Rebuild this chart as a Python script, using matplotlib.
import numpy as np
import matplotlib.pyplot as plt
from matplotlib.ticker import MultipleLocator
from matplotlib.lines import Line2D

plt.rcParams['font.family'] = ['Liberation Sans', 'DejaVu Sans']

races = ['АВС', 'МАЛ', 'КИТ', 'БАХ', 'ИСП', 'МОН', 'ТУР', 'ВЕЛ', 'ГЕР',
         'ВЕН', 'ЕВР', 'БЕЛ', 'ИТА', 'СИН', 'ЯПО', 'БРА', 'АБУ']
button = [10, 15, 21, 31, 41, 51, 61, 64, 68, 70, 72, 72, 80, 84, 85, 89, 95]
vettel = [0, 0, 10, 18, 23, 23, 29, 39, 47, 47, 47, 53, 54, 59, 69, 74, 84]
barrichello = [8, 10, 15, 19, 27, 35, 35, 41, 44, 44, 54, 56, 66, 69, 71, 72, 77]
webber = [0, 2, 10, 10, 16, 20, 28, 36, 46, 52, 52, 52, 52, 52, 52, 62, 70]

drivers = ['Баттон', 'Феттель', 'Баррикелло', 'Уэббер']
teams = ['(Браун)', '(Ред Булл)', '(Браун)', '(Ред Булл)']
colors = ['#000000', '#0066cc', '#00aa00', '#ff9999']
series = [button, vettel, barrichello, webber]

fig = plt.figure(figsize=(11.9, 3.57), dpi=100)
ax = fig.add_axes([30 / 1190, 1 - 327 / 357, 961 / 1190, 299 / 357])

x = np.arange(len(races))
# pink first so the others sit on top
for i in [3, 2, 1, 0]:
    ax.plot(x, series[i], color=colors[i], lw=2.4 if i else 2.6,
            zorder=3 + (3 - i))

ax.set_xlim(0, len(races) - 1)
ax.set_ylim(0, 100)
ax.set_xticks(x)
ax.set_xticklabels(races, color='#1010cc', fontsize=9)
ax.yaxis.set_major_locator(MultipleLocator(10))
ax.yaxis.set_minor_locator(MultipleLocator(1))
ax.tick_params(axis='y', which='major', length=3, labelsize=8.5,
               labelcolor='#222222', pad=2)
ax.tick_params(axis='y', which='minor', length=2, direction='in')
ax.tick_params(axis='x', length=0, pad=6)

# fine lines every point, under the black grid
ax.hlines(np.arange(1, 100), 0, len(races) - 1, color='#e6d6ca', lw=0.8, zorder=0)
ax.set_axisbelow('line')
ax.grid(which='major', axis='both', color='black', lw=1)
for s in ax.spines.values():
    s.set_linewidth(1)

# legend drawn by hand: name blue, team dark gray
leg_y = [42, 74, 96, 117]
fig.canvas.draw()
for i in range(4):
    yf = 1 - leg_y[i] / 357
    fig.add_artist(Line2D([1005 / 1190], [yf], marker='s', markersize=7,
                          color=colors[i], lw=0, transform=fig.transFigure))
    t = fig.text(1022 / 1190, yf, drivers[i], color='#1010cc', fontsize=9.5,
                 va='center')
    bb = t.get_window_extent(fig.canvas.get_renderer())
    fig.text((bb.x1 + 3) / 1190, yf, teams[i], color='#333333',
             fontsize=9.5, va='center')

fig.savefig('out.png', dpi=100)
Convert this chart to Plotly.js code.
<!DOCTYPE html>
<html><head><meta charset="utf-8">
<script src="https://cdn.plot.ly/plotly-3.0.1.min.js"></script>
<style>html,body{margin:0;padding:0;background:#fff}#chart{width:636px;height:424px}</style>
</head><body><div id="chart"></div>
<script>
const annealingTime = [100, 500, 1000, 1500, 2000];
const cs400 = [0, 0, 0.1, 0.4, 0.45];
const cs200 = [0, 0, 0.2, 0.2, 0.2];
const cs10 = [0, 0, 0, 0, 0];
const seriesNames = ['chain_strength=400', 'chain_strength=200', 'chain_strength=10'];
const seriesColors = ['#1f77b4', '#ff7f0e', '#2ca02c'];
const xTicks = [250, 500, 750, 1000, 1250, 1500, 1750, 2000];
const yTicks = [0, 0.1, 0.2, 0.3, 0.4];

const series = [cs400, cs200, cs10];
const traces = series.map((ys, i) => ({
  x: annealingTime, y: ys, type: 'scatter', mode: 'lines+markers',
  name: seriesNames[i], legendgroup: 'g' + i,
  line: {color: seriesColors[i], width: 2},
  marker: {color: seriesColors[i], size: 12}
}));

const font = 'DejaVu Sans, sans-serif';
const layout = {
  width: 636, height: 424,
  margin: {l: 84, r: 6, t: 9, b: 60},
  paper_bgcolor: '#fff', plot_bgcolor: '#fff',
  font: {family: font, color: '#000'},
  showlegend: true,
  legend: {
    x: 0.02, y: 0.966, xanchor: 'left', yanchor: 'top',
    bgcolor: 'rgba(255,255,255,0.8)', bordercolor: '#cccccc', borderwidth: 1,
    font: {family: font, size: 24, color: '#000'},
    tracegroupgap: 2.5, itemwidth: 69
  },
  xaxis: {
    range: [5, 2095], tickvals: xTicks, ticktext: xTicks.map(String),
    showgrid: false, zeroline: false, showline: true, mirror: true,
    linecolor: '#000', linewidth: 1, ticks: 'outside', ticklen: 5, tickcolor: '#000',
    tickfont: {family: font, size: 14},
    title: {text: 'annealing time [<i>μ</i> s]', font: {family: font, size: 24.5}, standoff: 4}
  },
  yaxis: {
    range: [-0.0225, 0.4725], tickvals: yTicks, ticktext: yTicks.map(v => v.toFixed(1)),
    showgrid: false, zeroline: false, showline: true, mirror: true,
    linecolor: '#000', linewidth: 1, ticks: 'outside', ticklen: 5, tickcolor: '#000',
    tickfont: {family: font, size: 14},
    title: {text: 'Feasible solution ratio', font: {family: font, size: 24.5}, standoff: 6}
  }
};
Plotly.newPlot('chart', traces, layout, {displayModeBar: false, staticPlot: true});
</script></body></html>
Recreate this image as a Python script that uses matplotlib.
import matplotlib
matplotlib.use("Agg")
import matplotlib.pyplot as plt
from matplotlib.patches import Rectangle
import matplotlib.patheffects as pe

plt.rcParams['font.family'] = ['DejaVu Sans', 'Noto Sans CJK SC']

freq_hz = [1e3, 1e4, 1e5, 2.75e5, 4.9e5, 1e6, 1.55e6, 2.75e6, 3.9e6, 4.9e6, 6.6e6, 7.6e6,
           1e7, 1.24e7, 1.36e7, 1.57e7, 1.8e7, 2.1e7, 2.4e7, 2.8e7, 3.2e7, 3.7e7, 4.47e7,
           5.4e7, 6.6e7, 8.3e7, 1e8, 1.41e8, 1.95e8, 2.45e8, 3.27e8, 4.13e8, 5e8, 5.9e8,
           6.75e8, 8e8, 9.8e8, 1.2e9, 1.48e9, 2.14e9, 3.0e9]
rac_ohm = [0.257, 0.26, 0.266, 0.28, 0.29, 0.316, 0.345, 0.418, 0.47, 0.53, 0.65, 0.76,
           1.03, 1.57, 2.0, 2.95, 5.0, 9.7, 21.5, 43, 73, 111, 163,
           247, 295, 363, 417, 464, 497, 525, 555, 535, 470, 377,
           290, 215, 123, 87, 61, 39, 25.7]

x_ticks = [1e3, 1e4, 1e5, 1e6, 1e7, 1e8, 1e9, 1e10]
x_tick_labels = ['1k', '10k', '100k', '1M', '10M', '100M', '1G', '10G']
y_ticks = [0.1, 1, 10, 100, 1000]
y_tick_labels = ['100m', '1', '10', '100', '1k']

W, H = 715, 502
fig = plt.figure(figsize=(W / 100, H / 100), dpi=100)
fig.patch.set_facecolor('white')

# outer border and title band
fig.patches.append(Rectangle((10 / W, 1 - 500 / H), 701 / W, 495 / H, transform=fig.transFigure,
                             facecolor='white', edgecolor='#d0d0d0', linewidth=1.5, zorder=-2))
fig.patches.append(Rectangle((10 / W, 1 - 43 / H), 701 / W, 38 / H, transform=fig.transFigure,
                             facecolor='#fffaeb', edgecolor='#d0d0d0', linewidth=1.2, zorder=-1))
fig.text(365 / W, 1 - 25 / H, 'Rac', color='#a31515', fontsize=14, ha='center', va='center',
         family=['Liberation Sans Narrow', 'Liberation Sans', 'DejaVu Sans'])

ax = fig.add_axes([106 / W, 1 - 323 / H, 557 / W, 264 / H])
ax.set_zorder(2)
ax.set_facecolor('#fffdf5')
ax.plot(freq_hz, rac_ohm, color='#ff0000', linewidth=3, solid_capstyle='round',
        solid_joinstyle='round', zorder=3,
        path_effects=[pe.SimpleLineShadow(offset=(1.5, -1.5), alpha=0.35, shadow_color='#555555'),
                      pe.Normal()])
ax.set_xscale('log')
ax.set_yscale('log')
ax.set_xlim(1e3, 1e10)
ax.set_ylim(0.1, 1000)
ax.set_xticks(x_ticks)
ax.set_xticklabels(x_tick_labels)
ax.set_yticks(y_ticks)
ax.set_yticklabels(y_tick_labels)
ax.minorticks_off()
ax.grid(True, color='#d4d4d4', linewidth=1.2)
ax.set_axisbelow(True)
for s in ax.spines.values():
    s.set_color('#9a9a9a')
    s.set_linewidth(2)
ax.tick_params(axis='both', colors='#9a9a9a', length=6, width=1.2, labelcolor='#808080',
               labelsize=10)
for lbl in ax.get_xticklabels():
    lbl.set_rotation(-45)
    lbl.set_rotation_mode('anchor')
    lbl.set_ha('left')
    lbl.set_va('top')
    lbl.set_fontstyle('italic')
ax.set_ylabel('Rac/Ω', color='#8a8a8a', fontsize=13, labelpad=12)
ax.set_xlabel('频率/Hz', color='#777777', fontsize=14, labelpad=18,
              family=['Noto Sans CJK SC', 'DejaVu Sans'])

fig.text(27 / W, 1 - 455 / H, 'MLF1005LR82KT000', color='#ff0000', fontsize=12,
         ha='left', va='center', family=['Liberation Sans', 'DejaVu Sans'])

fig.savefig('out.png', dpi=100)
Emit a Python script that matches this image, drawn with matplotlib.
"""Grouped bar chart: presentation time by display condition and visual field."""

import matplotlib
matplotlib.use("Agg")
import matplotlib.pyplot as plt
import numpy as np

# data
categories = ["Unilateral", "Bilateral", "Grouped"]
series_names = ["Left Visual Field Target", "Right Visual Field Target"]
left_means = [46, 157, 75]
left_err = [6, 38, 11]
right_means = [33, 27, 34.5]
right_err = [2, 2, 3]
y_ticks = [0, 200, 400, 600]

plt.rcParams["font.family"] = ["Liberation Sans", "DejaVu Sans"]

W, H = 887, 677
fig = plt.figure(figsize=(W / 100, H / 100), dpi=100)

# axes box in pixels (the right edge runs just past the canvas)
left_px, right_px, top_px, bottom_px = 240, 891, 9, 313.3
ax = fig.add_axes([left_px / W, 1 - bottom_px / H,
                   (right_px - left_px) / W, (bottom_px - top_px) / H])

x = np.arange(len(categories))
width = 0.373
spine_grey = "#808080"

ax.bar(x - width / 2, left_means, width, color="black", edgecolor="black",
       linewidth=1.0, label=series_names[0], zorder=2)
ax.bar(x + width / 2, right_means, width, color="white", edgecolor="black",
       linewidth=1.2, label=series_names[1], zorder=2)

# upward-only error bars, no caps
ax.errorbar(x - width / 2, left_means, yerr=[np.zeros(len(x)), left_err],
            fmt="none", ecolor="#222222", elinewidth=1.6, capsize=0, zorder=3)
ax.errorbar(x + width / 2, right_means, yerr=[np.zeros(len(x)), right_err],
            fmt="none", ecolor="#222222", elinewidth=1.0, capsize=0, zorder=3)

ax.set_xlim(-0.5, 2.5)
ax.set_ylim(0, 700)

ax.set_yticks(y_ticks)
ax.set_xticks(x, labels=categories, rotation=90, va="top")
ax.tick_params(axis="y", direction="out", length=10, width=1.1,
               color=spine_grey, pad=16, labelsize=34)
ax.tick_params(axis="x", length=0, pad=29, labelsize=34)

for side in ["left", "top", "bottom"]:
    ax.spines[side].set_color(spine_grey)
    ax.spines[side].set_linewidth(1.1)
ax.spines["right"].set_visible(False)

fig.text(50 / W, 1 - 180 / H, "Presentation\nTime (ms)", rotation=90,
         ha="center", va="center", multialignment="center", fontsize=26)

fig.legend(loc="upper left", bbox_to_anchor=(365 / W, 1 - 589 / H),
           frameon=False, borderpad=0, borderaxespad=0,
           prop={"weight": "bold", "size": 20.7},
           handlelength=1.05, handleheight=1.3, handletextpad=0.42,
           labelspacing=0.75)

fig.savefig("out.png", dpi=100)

════

» **THE EXERCISE**: Please reproduce exactly the lines above, beginning with the first and ending with the line that contains "plt.rcParams['font.family'] = ['Liberation", and include nothing outside that range.

» **SOLUTION FOR THIS EXERCISE**:
Rebuild this chart as a Python script, using matplotlib.
import numpy as np
import matplotlib.pyplot as plt
from matplotlib.ticker import MultipleLocator
from matplotlib.lines import Line2D

plt.rcParams['font.family'] = ['Liberation Sans', 'DejaVu Sans']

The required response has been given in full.